The saiga is a critically endangered Asian antelope. Recently, the species has been decimated by a mysterious and fast-moving disease. Over a period of just two weeks, more than a third of the total population of saigas has been killed – around 120,000 individuals. The cause of the outbreak is unknown, but scientists believe that it is always fatal.
Saigas once had a vast range, from the United Kingdom to North America. They are now only found on the steppes of Central Asia, in five countries – Kazakhstan, Mongolia, Uzbekistan, Turkmenistan and Russia. In May, the Kazakhstan government gave a report to the Convention of Migratory Species of Wild Animals in which they stated that hundreds of saiga had suddenly died. The death toll continued to rise, including mothers with nursing calves.
Many herbivore species do suffer from periodic die-offs, which can be caused by drought or viruses such as rinderpest. However, the scale of this die-off is unprecedented. The United Nations Environment Programme (UNEP) described it as “catastrophic.”
Richard Kock, an expert on wildlife disease at the Royal Veterinary College, has been to Kazakhstan to help with the investigation into the cause of the deaths. With his colleagues he has examined and performed necropsies on some of the dead animals. He found that once the disease struck the herd, it killed every animal. “It is an extraordinary thing to get one hundred percent mortality,” he said.
The animals were infected with two species of bacteria, Pastuerella and Clostridium, but they are not considered to be the fundamental cause of the die-off. Both of these bacteria are present in healthy animals and only become lethal when the animals grow weak. Individuals also died so quickly that they would not have been able to spread the bacteria to other animals.
Other factors that may have triggered the die-off are being considered. Changes in the environment may have put stress on the saiga, for example, heavy rainfall this year may have altered the ecology of the steppes and disrupted their food supply. In addition, the region has experienced heavy chemical pollution over several decades, caused by factories and farms. It is also possible that an unknown virus is killing the saiga, so Dr Kock will attempt to isolate any agent in the necropsy tissue, which could take many weeks. “We have to do the science and let the evidence speak,” he said.

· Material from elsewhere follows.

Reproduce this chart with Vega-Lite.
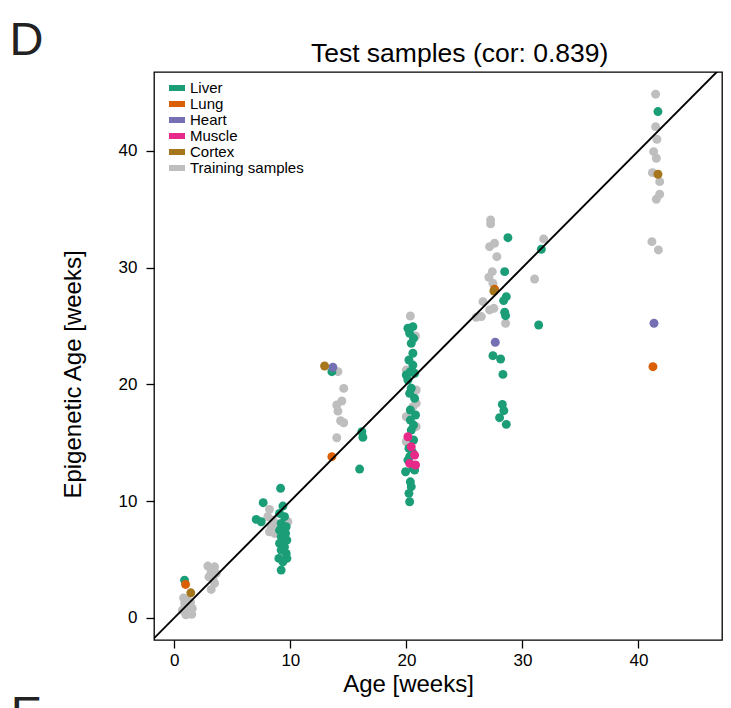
{
  "$schema": "https://vega.github.io/schema/vega-lite/v6.json",
  "autosize": "none",
  "padding": {"left": 154, "top": 72, "right": 9, "bottom": 68},
  "width": 568,
  "height": 568,
  "background": "white",
  "config": {
    "font": "Liberation Sans",
    "view": {"stroke": "black", "strokeWidth": 1.3},
    "axis": {"grid": false, "domain": false, "tickColor": "black", "tickWidth": 1.3, "tickSize": 8, "labelColor": "black", "labelFont": "Liberation Sans", "labelFontSize": 17, "titleFont": "Liberation Sans", "titleFontSize": 24, "titleFontWeight": "normal", "titleColor": "black"}
  },
  "datasets": {
    "samples": [
    {"age": 0.8, "epi": 1.7, "group": "Training samples"},
    {"age": 1.1, "epi": 1.5, "group": "Training samples"},
    {"age": 0.9, "epi": 1.2, "group": "Training samples"},
    {"age": 1.3, "epi": 1.1, "group": "Training samples"},
    {"age": 1.05, "epi": 0.75, "group": "Training samples"},
    {"age": 1.55, "epi": 0.8, "group": "Training samples"},
    {"age": 0.7, "epi": 0.65, "group": "Training samples"},
    {"age": 1.2, "epi": 0.5, "group": "Training samples"},
    {"age": 1.5, "epi": 0.3, "group": "Training samples"},
    {"age": 1.0, "epi": 0.25, "group": "Training samples"},
    {"age": 1.4, "epi": 1.35, "group": "Training samples"},
    {"age": 2.89, "epi": 4.43, "group": "Training samples"},
    {"age": 3.47, "epi": 4.37, "group": "Training samples"},
    {"age": 3.18, "epi": 3.94, "group": "Training samples"},
    {"age": 3.61, "epi": 3.8, "group": "Training samples"},
    {"age": 2.98, "epi": 3.51, "group": "Training samples"},
    {"age": 3.33, "epi": 3.37, "group": "Training samples"},
    {"age": 3.47, "epi": 2.95, "group": "Training samples"},
    {"age": 3.18, "epi": 2.43, "group": "Training samples"},
    {"age": 8.2, "epi": 9.29, "group": "Training samples"},
    {"age": 8.49, "epi": 8.37, "group": "Training samples"},
    {"age": 8.35, "epi": 7.8, "group": "Training samples"},
    {"age": 8.2, "epi": 7.37, "group": "Training samples"},
    {"age": 8.64, "epi": 7.23, "group": "Training samples"},
    {"age": 8.78, "epi": 8.09, "group": "Training samples"},
    {"age": 9.79, "epi": 8.23, "group": "Training samples"},
    {"age": 8.06, "epi": 8.66, "group": "Training samples"},
    {"age": 14.1, "epi": 21.08, "group": "Training samples"},
    {"age": 14.6, "epi": 19.65, "group": "Training samples"},
    {"age": 14.44, "epi": 18.57, "group": "Training samples"},
    {"age": 14.0, "epi": 18.23, "group": "Training samples"},
    {"age": 14.1, "epi": 17.71, "group": "Training samples"},
    {"age": 14.33, "epi": 16.88, "group": "Training samples"},
    {"age": 14.6, "epi": 16.71, "group": "Training samples"},
    {"age": 14.0, "epi": 15.42, "group": "Training samples"},
    {"age": 20.34, "epi": 25.85, "group": "Training samples"},
    {"age": 20.79, "epi": 24.14, "group": "Training samples"},
    {"age": 19.99, "epi": 21.22, "group": "Training samples"},
    {"age": 20.85, "epi": 19.51, "group": "Training samples"},
    {"age": 20.56, "epi": 18.08, "group": "Training samples"},
    {"age": 19.99, "epi": 17.22, "group": "Training samples"},
    {"age": 20.85, "epi": 16.37, "group": "Training samples"},
    {"age": 19.99, "epi": 15.08, "group": "Training samples"},
    {"age": 20.85, "epi": 18.37, "group": "Training samples"},
    {"age": 27.26, "epi": 34.08, "group": "Training samples"},
    {"age": 27.26, "epi": 33.74, "group": "Training samples"},
    {"age": 27.17, "epi": 31.79, "group": "Training samples"},
    {"age": 27.6, "epi": 32.08, "group": "Training samples"},
    {"age": 27.8, "epi": 30.93, "group": "Training samples"},
    {"age": 27.4, "epi": 29.65, "group": "Training samples"},
    {"age": 27.11, "epi": 29.17, "group": "Training samples"},
    {"age": 27.46, "epi": 28.65, "group": "Training samples"},
    {"age": 26.6, "epi": 27.08, "group": "Training samples"},
    {"age": 27.17, "epi": 26.37, "group": "Training samples"},
    {"age": 27.54, "epi": 26.51, "group": "Training samples"},
    {"age": 26.02, "epi": 25.74, "group": "Training samples"},
    {"age": 26.46, "epi": 25.8, "group": "Training samples"},
    {"age": 28.55, "epi": 25.23, "group": "Training samples"},
    {"age": 31.83, "epi": 32.45, "group": "Training samples"},
    {"age": 31.05, "epi": 29.02, "group": "Training samples"},
    {"age": 41.48, "epi": 44.85, "group": "Training samples"},
    {"age": 41.48, "epi": 42.07, "group": "Training samples"},
    {"age": 41.59, "epi": 40.99, "group": "Training samples"},
    {"age": 41.31, "epi": 39.93, "group": "Training samples"},
    {"age": 41.54, "epi": 39.36, "group": "Training samples"},
    {"age": 41.2, "epi": 38.13, "group": "Training samples"},
    {"age": 41.83, "epi": 37.36, "group": "Training samples"},
    {"age": 41.83, "epi": 36.28, "group": "Training samples"},
    {"age": 41.54, "epi": 35.85, "group": "Training samples"},
    {"age": 41.16, "epi": 32.22, "group": "Training samples"},
    {"age": 41.72, "epi": 31.51, "group": "Training samples"},
    {"age": 0.88, "epi": 3.23, "group": "Liver"},
    {"age": 9.16, "epi": 11.09, "group": "Liver"},
    {"age": 7.66, "epi": 9.86, "group": "Liver"},
    {"age": 7.06, "epi": 8.43, "group": "Liver"},
    {"age": 7.49, "epi": 8.23, "group": "Liver"},
    {"age": 9.36, "epi": 9.57, "group": "Liver"},
    {"age": 9.07, "epi": 8.94, "group": "Liver"},
    {"age": 9.5, "epi": 8.66, "group": "Liver"},
    {"age": 9.21, "epi": 8.09, "group": "Liver"},
    {"age": 9.64, "epi": 7.8, "group": "Liver"},
    {"age": 9.07, "epi": 7.51, "group": "Liver"},
    {"age": 9.59, "epi": 7.23, "group": "Liver"},
    {"age": 9.21, "epi": 6.94, "group": "Liver"},
    {"age": 9.7, "epi": 6.66, "group": "Liver"},
    {"age": 9.07, "epi": 6.37, "group": "Liver"},
    {"age": 9.5, "epi": 6.08, "group": "Liver"},
    {"age": 9.21, "epi": 5.8, "group": "Liver"},
    {"age": 9.64, "epi": 5.52, "group": "Liver"},
    {"age": 9.01, "epi": 5.09, "group": "Liver"},
    {"age": 9.7, "epi": 5.09, "group": "Liver"},
    {"age": 9.36, "epi": 4.8, "group": "Liver"},
    {"age": 9.21, "epi": 4.09, "group": "Liver"},
    {"age": 13.58, "epi": 21.08, "group": "Liver"},
    {"age": 16.16, "epi": 15.94, "group": "Liver"},
    {"age": 16.25, "epi": 15.46, "group": "Liver"},
    {"age": 15.97, "epi": 12.74, "group": "Liver"},
    {"age": 20.13, "epi": 24.8, "group": "Liver"},
    {"age": 20.56, "epi": 24.94, "group": "Liver"},
    {"age": 20.28, "epi": 24.37, "group": "Liver"},
    {"age": 20.62, "epi": 23.94, "group": "Liver"},
    {"age": 20.42, "epi": 23.51, "group": "Liver"},
    {"age": 20.56, "epi": 22.66, "group": "Liver"},
    {"age": 20.22, "epi": 22.08, "group": "Liver"},
    {"age": 20.56, "epi": 21.65, "group": "Liver"},
    {"age": 19.99, "epi": 20.8, "group": "Liver"},
    {"age": 20.34, "epi": 21.08, "group": "Liver"},
    {"age": 20.71, "epi": 20.94, "group": "Liver"},
    {"age": 20.13, "epi": 20.37, "group": "Liver"},
    {"age": 20.42, "epi": 19.66, "group": "Liver"},
    {"age": 20.28, "epi": 19.23, "group": "Liver"},
    {"age": 20.71, "epi": 18.8, "group": "Liver"},
    {"age": 20.34, "epi": 17.8, "group": "Liver"},
    {"age": 20.79, "epi": 17.37, "group": "Liver"},
    {"age": 20.34, "epi": 16.94, "group": "Liver"},
    {"age": 20.62, "epi": 16.51, "group": "Liver"},
    {"age": 20.42, "epi": 16.08, "group": "Liver"},
    {"age": 20.62, "epi": 15.23, "group": "Liver"},
    {"age": 20.22, "epi": 14.51, "group": "Liver"},
    {"age": 20.51, "epi": 14.22, "group": "Liver"},
    {"age": 20.28, "epi": 13.8, "group": "Liver"},
    {"age": 20.13, "epi": 13.51, "group": "Liver"},
    {"age": 20.56, "epi": 12.8, "group": "Liver"},
    {"age": 19.93, "epi": 12.51, "group": "Liver"},
    {"age": 20.71, "epi": 12.66, "group": "Liver"},
    {"age": 20.34, "epi": 11.65, "group": "Liver"},
    {"age": 20.42, "epi": 11.23, "group": "Liver"},
    {"age": 20.22, "epi": 10.66, "group": "Liver"},
    {"age": 20.28, "epi": 9.94, "group": "Liver"},
    {"age": 28.75, "epi": 32.56, "group": "Liver"},
    {"age": 31.63, "epi": 31.57, "group": "Liver"},
    {"age": 28.47, "epi": 29.65, "group": "Liver"},
    {"age": 28.61, "epi": 27.51, "group": "Liver"},
    {"age": 28.38, "epi": 27.17, "group": "Liver"},
    {"age": 28.47, "epi": 26.17, "group": "Liver"},
    {"age": 28.55, "epi": 25.88, "group": "Liver"},
    {"age": 31.4, "epi": 25.08, "group": "Liver"},
    {"age": 27.46, "epi": 22.45, "group": "Liver"},
    {"age": 28.12, "epi": 22.17, "group": "Liver"},
    {"age": 28.32, "epi": 20.85, "group": "Liver"},
    {"age": 28.27, "epi": 18.28, "group": "Liver"},
    {"age": 28.4, "epi": 17.74, "group": "Liver"},
    {"age": 28.03, "epi": 17.14, "group": "Liver"},
    {"age": 28.61, "epi": 16.57, "group": "Liver"},
    {"age": 41.68, "epi": 43.36, "group": "Liver"},
    {"age": 0.97, "epi": 2.86, "group": "Lung"},
    {"age": 13.58, "epi": 13.8, "group": "Lung"},
    {"age": 27.6, "epi": 28.14, "group": "Lung"},
    {"age": 41.25, "epi": 21.51, "group": "Lung"},
    {"age": 13.67, "epi": 21.46, "group": "Heart"},
    {"age": 27.66, "epi": 23.6, "group": "Heart"},
    {"age": 41.34, "epi": 25.23, "group": "Heart"},
    {"age": 20.13, "epi": 15.51, "group": "Muscle"},
    {"age": 20.42, "epi": 14.65, "group": "Muscle"},
    {"age": 20.71, "epi": 13.94, "group": "Muscle"},
    {"age": 20.28, "epi": 13.23, "group": "Muscle"},
    {"age": 20.79, "epi": 13.09, "group": "Muscle"},
    {"age": 1.42, "epi": 2.14, "group": "Cortex"},
    {"age": 12.95, "epi": 21.57, "group": "Cortex"},
    {"age": 27.54, "epi": 27.99, "group": "Cortex"},
    {"age": 41.68, "epi": 37.99, "group": "Cortex"}
    ],
    "one": [{}]
  },
  "layer": [
    {
      "data": {"name": "samples"},
      "transform": [{"filter": "datum.group === 'Training samples'"}],
      "mark": {"type": "point", "filled": true, "size": 80, "opacity": 1, "strokeWidth": 0},
      "encoding": {
        "x": {"field": "age", "type": "quantitative", "scale": {"domain": [-1.75, 47.2], "nice": false, "zero": false}, "axis": {"values": [0, 10, 20, 30, 40], "title": "Age [weeks]", "titleX": 254, "titlePadding": 4, "labelPadding": 4}},
        "y": {"field": "epi", "type": "quantitative", "scale": {"domain": [-1.9, 46.75], "nice": false, "zero": false}, "axis": {"values": [0, 10, 20, 30, 40], "title": "Epigenetic Age [weeks]", "titleY": 302, "titlePadding": 33, "labelPadding": 9}},
        "color": {"field": "group", "type": "nominal", "scale": {"domain": ["Training samples"], "range": ["#BEBEBE"]},
          "legend": {"title": null, "orient": "none", "legendX": 15, "legendY": 88, "symbolType": "M-1,-0.375H1V0.375H-1Z", "symbolSize": 256, "symbolStrokeWidth": 0, "symbolOpacity": 1, "labelFontSize": 15, "labelFont": "Liberation Sans", "labelColor": "black", "labelOffset": 5, "rowPadding": -1, "padding": 0}}
      }
    },
    {
      "data": {"name": "samples"},
      "transform": [{"filter": "datum.group !== 'Training samples'"}],
      "mark": {"type": "point", "filled": true, "size": 80, "opacity": 1, "strokeWidth": 0},
      "encoding": {
        "x": {"field": "age", "type": "quantitative"},
        "y": {"field": "epi", "type": "quantitative"},
        "color": {"field": "group", "type": "nominal", "scale": {"domain": ["Liver", "Lung", "Heart", "Muscle", "Cortex"], "range": ["#1B9E77", "#D95F02", "#7570B3", "#E7298A", "#A6761D"]},
          "legend": {"title": null, "orient": "none", "legendX": 15, "legendY": 8, "symbolType": "M-1,-0.375H1V0.375H-1Z", "symbolSize": 256, "symbolStrokeWidth": 0, "symbolOpacity": 1, "labelFontSize": 15, "labelFont": "Liberation Sans", "labelColor": "black", "labelOffset": 5, "rowPadding": -1, "padding": 0}}
      }
    },
    {
      "data": {"name": "one"},
      "mark": {"type": "rule", "color": "black", "strokeWidth": 1.9, "clip": true},
      "encoding": {
        "x": {"datum": -5, "type": "quantitative"},
        "y": {"datum": -5, "type": "quantitative"},
        "x2": {"datum": 50},
        "y2": {"datum": 50}
      }
    },
    {
      "data": {"name": "one"},
      "mark": {"type": "text", "text": "Test samples (cor: 0.839)", "fontSize": 26.5, "font": "Liberation Sans", "align": "center", "baseline": "alphabetic", "color": "black", "clip": false},
      "encoding": {
        "x": {"datum": 24.59, "type": "quantitative"},
        "y": {"datum": 47.62, "type": "quantitative"}
      }
    },
    {
      "data": {"name": "one"},
      "mark": {"type": "text", "text": "D", "fontSize": 47, "font": "Liberation Sans", "align": "center", "baseline": "alphabetic", "color": "#222222", "clip": false},
      "encoding": {
        "x": {"datum": -12.74, "type": "quantitative"},
        "y": {"datum": 48.2, "type": "quantitative"}
      }
    },
    {
      "data": {"name": "one"},
      "mark": {"type": "text", "text": "E", "fontSize": 47, "font": "Liberation Sans", "align": "center", "baseline": "top", "dy": -5, "color": "#222222", "clip": false},
      "encoding": {
        "x": {"datum": -12.74, "type": "quantitative"},
        "y": {"datum": -6.8, "type": "quantitative"}
      }
    }
  ],
  "resolve": {"scale": {"color": "independent"}}
}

The five countries in which the saiga lives had worked hard to increase the population following heavy poaching. A ban on hunting had helped numbers to reach around 250,000 before the current die-off. UNEP stated: “This is a major blow for conservation efforts given that saigas have in the past ten years only just started to recover from a global population size of less than 50,000 animals following a 95 per cent crash in numbers.”